AIM OF THE TASK: Everything from the first line of the data below through the line that contains "from matplotlib.lines import Line2D" should be written out exactly, please, and nothing more; the pictures stay out.

===== MATERIAL FOR THE TASK =====

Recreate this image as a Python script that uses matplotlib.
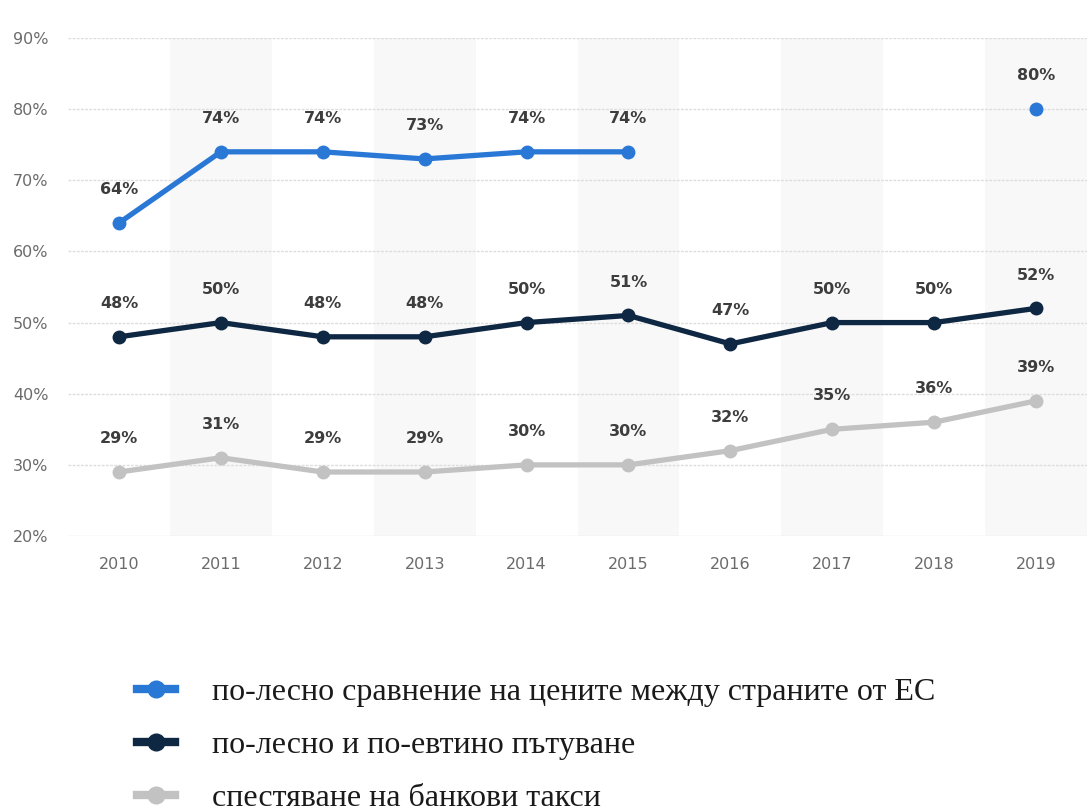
import numpy as np
import matplotlib
matplotlib.use("Agg")
import matplotlib.pyplot as plt
from matplotlib.lines import Line2D

YEARS = ["2010", "2011", "2012", "2013", "2014", "2015", "2016", "2017", "2018", "2019"]
PRICES = [64, 74, 74, 73, 74, 74, np.nan, np.nan, np.nan, 80]
TRAVEL = [48, 50, 48, 48, 50, 51, 47, 50, 50, 52]
FEES = [29, 31, 29, 29, 30, 30, 32, 35, 36, 39]
LABELS = [
    "по-лесно сравнение на цените между страните от ЕС",
    "по-лесно и по-евтино пътуване",
    "спестяване на банкови такси",
]
COLORS = ["#2a78d6", "#0e2742", "#c2c2c2"]
Y_TICKS = [20, 30, 40, 50, 60, 70, 80, 90]

fig = plt.figure(figsize=(10.87, 8.08), dpi=100)
ax = fig.add_axes([0.0626, 0.3366, 0.9374, 0.6164])

x = np.arange(len(YEARS))

# alternating column bands
for i in range(1, len(YEARS), 2):
    ax.axvspan(i - 0.5, i + 0.5, color="#f8f8f8", zorder=0, lw=0)

for y in Y_TICKS:
    ax.axhline(y, color="#dddddd", lw=1, ls=(0, (2, 1)), zorder=1)

for series, color in zip([PRICES, TRAVEL, FEES], COLORS):
    ax.plot(x, series, color=color, lw=3.8, marker="o", markersize=9,
            solid_capstyle="round", zorder=3)
    for xi, v in zip(x, series):
        if np.isnan(v):
            continue
        ax.annotate(f"{v:.0f}%", (xi, v), xytext=(0, 24), textcoords="offset points",
                    ha="center", va="center", fontsize=11.5, fontweight="bold",
                    color="#3d3d3d", zorder=4)

ax.set_xlim(-0.5, 9.5)
ax.set_ylim(20, 90)
ax.set_xticks(x)
ax.set_xticklabels(YEARS)
ax.set_yticks(Y_TICKS)
ax.set_yticklabels([f"{t}%" for t in Y_TICKS])
ax.tick_params(axis="both", length=0, labelsize=11.5, labelcolor="#6b6b6b")
ax.tick_params(axis="x", pad=15)
ax.tick_params(axis="y", pad=14)
for s in ax.spines.values():
    s.set_visible(False)

handles = [Line2D([0], [0], color=c, lw=6, marker="o", markersize=12) for c in COLORS]
fig.legend(handles, LABELS, loc="upper left", bbox_to_anchor=(0.114, 0.177),
           frameon=False, handlelength=1.2, handletextpad=1.15, labelspacing=0.74,
           prop={"family": "Liberation Serif", "size": 23}, labelcolor="#1a1a1a",
           borderaxespad=0)

fig.savefig("out.png", dpi=100)
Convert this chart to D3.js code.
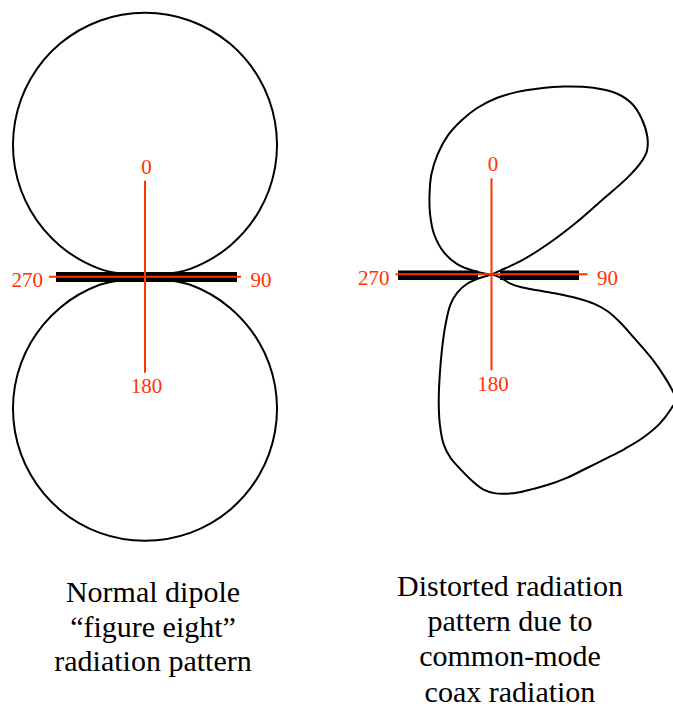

=====

WRITTEN ANSWER:
Recreate this image as a Python script that uses matplotlib.
import numpy as np
import matplotlib
matplotlib.use("Agg")
import matplotlib.pyplot as plt
from matplotlib.lines import Line2D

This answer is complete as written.